>>
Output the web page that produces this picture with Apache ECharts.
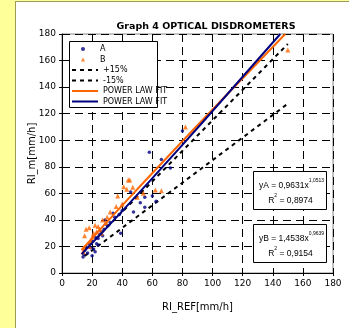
<!DOCTYPE html>
<html>
<head>
<meta charset="utf-8">
<script src="https://cdn.jsdelivr.net/npm/echarts@6/dist/echarts.min.js"></script>
<style>
  html, body { margin: 0; padding: 0; background: #ffff99; }
  #panel { position: absolute; left: 15px; top: 1px; width: 334px; height: 327px; background: #fff; border-left: 1px solid #9a9a5a; border-top: 1px solid #9a9a5a; box-sizing: border-box; }
  #chart { position: absolute; left: 0; top: 0; width: 349px; height: 328px; }
</style>
</head>
<body>
<div id="panel"></div>
<div id="chart"></div>
<script>
// scatter points: [RI_REF, RI_m]
const seriesA = [
  [14, 12], [14.5, 14], [15, 17], [16, 20], [17, 15], [18, 22], [19, 19], [20, 13],
  [20, 24], [21, 18], [22, 16], [22, 27], [23, 22], [24, 21], [24, 26], [25, 29],
  [26, 31], [27, 28], [28, 33], [28.5, 40], [30, 36], [32, 38], [34, 45], [35, 42],
  [38, 44], [39, 30], [40, 47], [45.6, 61], [47.5, 46], [52, 53], [55, 49.5], [55, 57],
  [58, 91], [60, 58], [62.5, 54], [66, 85.5], [72, 79], [80, 107]
];
const seriesB = [
  [14, 16], [14.5, 19], [15, 28], [16, 33], [18, 34], [18, 20], [19, 24], [20, 27],
  [21, 30], [22, 36], [23, 31], [24, 35], [25, 33], [26, 30], [27, 40], [29, 38],
  [30, 42], [32, 46], [36, 50], [37, 58], [40, 52], [41, 65], [43, 63], [44, 70],
  [45, 70], [47, 64.5], [50, 57], [54, 60], [62, 62.5], [66, 62], [82, 110], [150, 168]
];
const plus15 = [[15, 17.25], [150, 172.5]];
const minus15 = [[15, 12.75], [150, 127.5]];
const fitA = [[13, 14.2], [40, 46.6], [80, 96.5], [120, 147.8], [145, 180]];
const fitB = [[13, 17.3], [40, 50.9], [80, 99.3], [120, 146.7], [148.3, 180]];
const axisTicks = [0, 20, 40, 60, 80, 100, 120, 140, 160, 180];
const eqA = ['yA = 0,9631x', '1,0513', 'R', '2', ' = 0,8974'];
const eqB = ['yB = 1,4538x', '0,9639', 'R', '2', ' = 0,9154'];

const FONT = 'DejaVu Sans';
const NAVY = '#00007f';
const ORANGE = '#ff6600';
const chart = echarts.init(document.getElementById('chart'));

const axisCommon = {
  type: 'value',
  min: axisTicks[0],
  max: axisTicks[axisTicks.length - 1],
  interval: axisTicks[1] - axisTicks[0],
  nameLocation: 'middle',
  nameMoveOverlap: false,
  nameTextStyle: { fontFamily: FONT, fontSize: 10, color: '#000' },
  axisLine: { lineStyle: { color: '#000', width: 1 } },
  axisTick: { show: true, length: 3, lineStyle: { color: '#000' } },
  axisLabel: { fontFamily: FONT, fontSize: 9, color: '#000', margin: 6 },
  splitLine: { show: true, lineStyle: { color: '#000', type: [8, 5], width: 1 } }
};

const eqRich = {
  a: { fontFamily: 'Liberation Sans', fontSize: 8.5, lineHeight: 12, verticalAlign: 'bottom' },
  s: { fontFamily: 'Liberation Sans', fontSize: 5, lineHeight: 11, verticalAlign: 'top' }
};

function eqBox(lines, x, y) {
  return {
    type: 'group', left: x, top: y, z: 10,
    children: [
      { type: 'rect', z: 10, shape: { x: 0, y: 0, width: 73, height: 38 },
        style: { fill: '#fff', stroke: '#000', lineWidth: 1 } },
      { type: 'text', z: 11, x: 38, y: 7,
        style: { text: '{a|' + lines[0] + '}{s|' + lines[1] + '}', align: 'center', rich: eqRich } },
      { type: 'text', z: 11, x: 37, y: 22,
        style: { text: '{a|' + lines[2] + '}{s|' + lines[3] + '}{a|' + lines[4] + '}', align: 'center', rich: eqRich } }
    ]
  };
}

const legendText = { fontFamily: FONT, fontSize: 8, lineHeight: 10, color: '#000' };
const fitName = n => (n === 'fitA' || n === 'fitB') ? 'POWER LAW FIT' : n;

const option = {
  animation: false,
  title: {
    text: 'Graph 4 OPTICAL DISDROMETERS',
    left: 201, top: 17, textAlign: 'center',
    textStyle: { fontFamily: FONT, fontSize: 9.5, fontWeight: 'bold', color: '#000' }
  },
  grid: { left: 62, right: 16, top: 34, bottom: 55, show: true, borderColor: '#888', borderWidth: 1, backgroundColor: 'transparent' },
  xAxis: Object.assign({}, axisCommon, { name: 'RI_REF[mm/h]', nameGap: 29 }),
  yAxis: Object.assign({}, axisCommon, { name: 'RI_m[mm/h]', nameGap: 25 }),
  legend: [
    {
      orient: 'vertical', left: 81, top: 44, padding: 0, z: 20,
      itemGap: 0.5, itemWidth: 4, itemHeight: 4,
      textStyle: Object.assign({}, legendText, { padding: [0, 0, 0, 10] }),
      data: [
        { name: 'A', icon: 'circle', itemStyle: { color: NAVY } },
        { name: 'B', icon: 'triangle', itemStyle: { color: ORANGE } }
      ]
    },
    {
      orient: 'vertical', left: 71, top: 65, padding: 0, z: 20,
      itemGap: 0.5, itemWidth: 26, itemHeight: 9, textStyle: legendText,
      data: [
        { name: '+15%', itemStyle: { opacity: 0 } },
        { name: '-15%', itemStyle: { opacity: 0 } },
        { name: 'fitB', itemStyle: { opacity: 0 } },
        { name: 'fitA', itemStyle: { opacity: 0 } }
      ],
      formatter: fitName
    }
  ],
  graphic: [
    { type: 'rect', left: 69, top: 41, z: 10,
      shape: { width: 88, height: 66 }, style: { fill: '#fff', stroke: '#000', lineWidth: 1 } },
    eqBox(eqA, 253, 171), eqBox(eqB, 253, 224)
  ],
  series: [
    { name: 'A', type: 'scatter', data: seriesA, symbol: 'circle', symbolSize: 3.5,
      itemStyle: { color: NAVY }, z: 3 },
    { name: 'B', type: 'scatter', data: seriesB, symbol: 'triangle', symbolSize: 5,
      itemStyle: { color: ORANGE }, z: 3 },
    { name: '+15%', type: 'line', data: plus15, symbol: 'none',
      lineStyle: { color: '#000', width: 2, type: [4, 4] }, itemStyle: { color: '#000' }, z: 2 },
    { name: '-15%', type: 'line', data: minus15, symbol: 'none',
      lineStyle: { color: '#000', width: 2, type: [4, 4] }, itemStyle: { color: '#000' }, z: 2 },
    { name: 'fitB', type: 'line', data: fitB, symbol: 'none', smooth: true,
      lineStyle: { color: ORANGE, width: 2 }, itemStyle: { color: ORANGE }, z: 4 },
    { name: 'fitA', type: 'line', data: fitA, symbol: 'none', smooth: true,
      lineStyle: { color: NAVY, width: 2 }, itemStyle: { color: NAVY }, z: 4 }
  ]
};

chart.setOption(option);
</script>
</body>
</html>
<<
[Prompt] From the first line above down to the line with "const chart = echarts.init(document.getElementById('chart'));", reproduce every line and no others, omitting pictures.

[Task solution]
Output the web page that produces this picture with Apache ECharts.
<!DOCTYPE html>
<html>
<head>
<meta charset="utf-8">
<script src="https://cdn.jsdelivr.net/npm/echarts@6/dist/echarts.min.js"></script>
<style>
  html, body { margin: 0; padding: 0; background: #ffff99; }
  #panel { position: absolute; left: 15px; top: 1px; width: 334px; height: 327px; background: #fff; border-left: 1px solid #9a9a5a; border-top: 1px solid #9a9a5a; box-sizing: border-box; }
  #chart { position: absolute; left: 0; top: 0; width: 349px; height: 328px; }
</style>
</head>
<body>
<div id="panel"></div>
<div id="chart"></div>
<script>
// scatter points: [RI_REF, RI_m]
const seriesA = [
  [14, 12], [14.5, 14], [15, 17], [16, 20], [17, 15], [18, 22], [19, 19], [20, 13],
  [20, 24], [21, 18], [22, 16], [22, 27], [23, 22], [24, 21], [24, 26], [25, 29],
  [26, 31], [27, 28], [28, 33], [28.5, 40], [30, 36], [32, 38], [34, 45], [35, 42],
  [38, 44], [39, 30], [40, 47], [45.6, 61], [47.5, 46], [52, 53], [55, 49.5], [55, 57],
  [58, 91], [60, 58], [62.5, 54], [66, 85.5], [72, 79], [80, 107]
];
const seriesB = [
  [14, 16], [14.5, 19], [15, 28], [16, 33], [18, 34], [18, 20], [19, 24], [20, 27],
  [21, 30], [22, 36], [23, 31], [24, 35], [25, 33], [26, 30], [27, 40], [29, 38],
  [30, 42], [32, 46], [36, 50], [37, 58], [40, 52], [41, 65], [43, 63], [44, 70],
  [45, 70], [47, 64.5], [50, 57], [54, 60], [62, 62.5], [66, 62], [82, 110], [150, 168]
];
const plus15 = [[15, 17.25], [150, 172.5]];
const minus15 = [[15, 12.75], [150, 127.5]];
const fitA = [[13, 14.2], [40, 46.6], [80, 96.5], [120, 147.8], [145, 180]];
const fitB = [[13, 17.3], [40, 50.9], [80, 99.3], [120, 146.7], [148.3, 180]];
const axisTicks = [0, 20, 40, 60, 80, 100, 120, 140, 160, 180];
const eqA = ['yA = 0,9631x', '1,0513', 'R', '2', ' = 0,8974'];
const eqB = ['yB = 1,4538x', '0,9639', 'R', '2', ' = 0,9154'];

const FONT = 'DejaVu Sans';
const NAVY = '#00007f';
const ORANGE = '#ff6600';
const chart = echarts.init(document.getElementById('chart'));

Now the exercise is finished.